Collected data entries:
_ _ _
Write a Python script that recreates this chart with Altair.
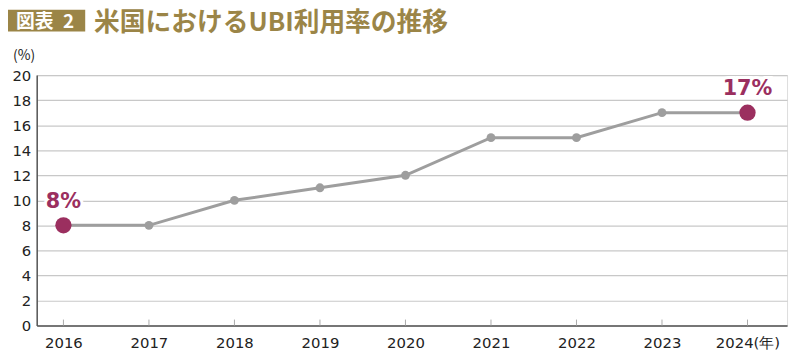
import altair as alt
import pandas as pd

years = [2016, 2017, 2018, 2019, 2020, 2021, 2022, 2023, 2024]
rates = [8, 8, 10, 11, 12, 15, 15, 17, 17]
highlight_years = [2016, 2024]
highlight_labels = ["8%", "17%"]
y_ticks = [0, 2, 4, 6, 8, 10, 12, 14, 16, 18, 20]

GOLD = "#9B8547"
MAROON = "#9B2F5F"
LINE = "#9E9E9E"
JFONT = "Noto Sans CJK JP"
NFONT = "DejaVu Sans"
W, H = 758, 253

df = pd.DataFrame({"year": years, "rate": rates})
hl = pd.DataFrame({
    "year": highlight_years,
    "rate": [rates[years.index(y)] for y in highlight_years],
    "label": highlight_labels,
})

xs = alt.Scale(domain=[2015.6875, 2024.4625], nice=False, zero=False)
ys = alt.Scale(domain=[0, 20], nice=False)

x_enc = alt.X("year:Q", scale=xs, axis=alt.Axis(
    values=years, grid=False, ticks=False, domainColor="#555555", domainWidth=1.5,
    labelExpr="datum.value == 2024 ? '2024(年)' : datum.value",
    labelFont=NFONT, labelFontSize=15, labelColor="#222222", labelPadding=10,
    labelBaseline="top", title=None, labelFlush=False, labelOverlap=False))
y_enc = alt.Y("rate:Q", scale=ys, axis=alt.Axis(
    values=y_ticks, gridColor="#C8C8C8", gridWidth=1.2, ticks=False,
    domainColor="#555555", domainWidth=1.5, labelFont=NFONT, labelFontSize=15,
    labelColor="#222222", labelPadding=6, title=None, labelOverlap=False))

base = alt.Chart(df)

line = base.mark_line(color=LINE, strokeWidth=3).encode(x=x_enc, y=y_enc)
pts = base.mark_circle(color=LINE, size=80, opacity=1).encode(x=x_enc, y=y_enc)
xticks = base.mark_rule(color="#AAAAAA", strokeWidth=1).encode(
    x=x_enc, y=alt.value(H - 6), y2=alt.value(H))

hl_base = alt.Chart(hl)
hl_pts = hl_base.mark_circle(color=MAROON, size=270, opacity=1).encode(x=x_enc, y=y_enc)
hl_halo = hl_base.mark_text(font=NFONT, fontSize=21, fontWeight="bold", color="white",
                            stroke="white", strokeWidth=6, dy=-24).encode(
    x=x_enc, y=y_enc, text="label:N")
hl_txt = hl_base.mark_text(font=NFONT, fontSize=21, fontWeight="bold", color=MAROON,
                           dy=-24).encode(x=x_enc, y=y_enc, text="label:N")

one = pd.DataFrame({"t": [0]})
box = alt.Chart(one).mark_rect(color=GOLD).encode(
    x=alt.value(-32), x2=alt.value(49), y=alt.value(-66), y2=alt.value(-44))
box_txt = alt.Chart(one).mark_text(text="図表\u20022", font=JFONT, fontSize=19, fontWeight="bold",
                                   color="white", align="center", baseline="middle").encode(
    x=alt.value(8.5), y=alt.value(-54))
title_txt = alt.Chart(one).mark_text(text="米国におけるUBI利用率の推移", font=JFONT, fontSize=26,
                                     fontWeight="bold", color=GOLD, align="left",
                                     baseline="middle").encode(
    x=alt.value(58), y=alt.value(-53))
unit_txt = alt.Chart(one).mark_text(text="(%)", font=JFONT, fontSize=14, color="#222222",
                                    align="left", baseline="middle").encode(
    x=alt.value(-24), y=alt.value(-19))

chart = alt.layer(
    line, xticks, pts, hl_pts, hl_halo, hl_txt, box, box_txt, title_txt, unit_txt
).properties(
    width=W, height=H,
    autosize=alt.AutoSizeParams(type="none"),
    padding={"left": 29, "top": 66, "right": 5, "bottom": 27},
).configure_view(stroke=None).configure(background="white")

chart.save("out.html", embed_options={"renderer": "svg", "actions": False})
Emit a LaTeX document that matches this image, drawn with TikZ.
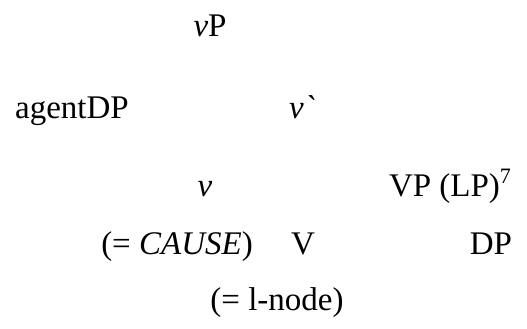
\documentclass[tikz,border=0pt]{standalone}
\usepackage{fontspec}
\setmainfont{Liberation Serif}[Ligatures=TeXOff]
\begin{document}
\begin{tikzpicture}[x=1pt,y=-1pt,
  lbl/.style={inner sep=0pt,anchor=base,font=\fontsize{33}{39}\selectfont}]
\useasboundingbox (0,0) rectangle (527,329);
\node[lbl] (vP) at (210,37) {\textit{v}P};
\node[lbl] (agent) at (72,118) {agentDP};
\node[lbl] (vbar) at (302,118) {\textit{v`}};
\node[lbl] (v) at (205,196) {\textit{v}};
\node[lbl] (VP) at (450,196) {VP (LP)\raisebox{13pt}{\fontsize{22}{24}\selectfont 7}};
\node[lbl] (cause) at (177,254) {(= \textit{CAUSE})};
\node[lbl] (V) at (303,254) {V};
\node[lbl] (DP) at (491,254) {DP};
\node[lbl] (lnode) at (277,310) {(= l-node)};
\end{tikzpicture}
\end{document}
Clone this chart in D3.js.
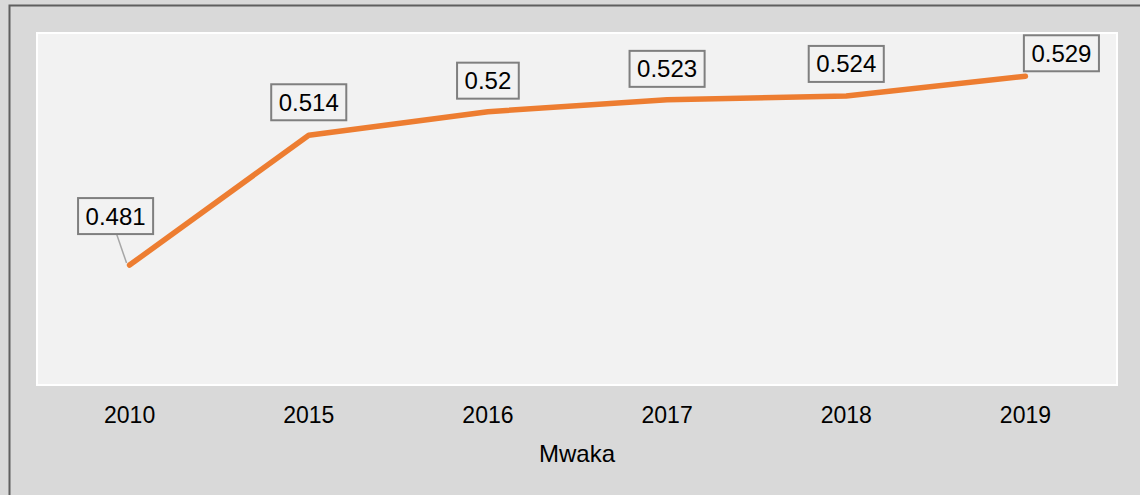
_ _ _
_WHAT IS NEEDED_
Your task is to gather every line with the word "that" and copy it.

_WRITTEN ANSWER_
Write a Python script that recreates this chart with Altair.
Emit a LaTeX document that matches this image, drawn with TikZ.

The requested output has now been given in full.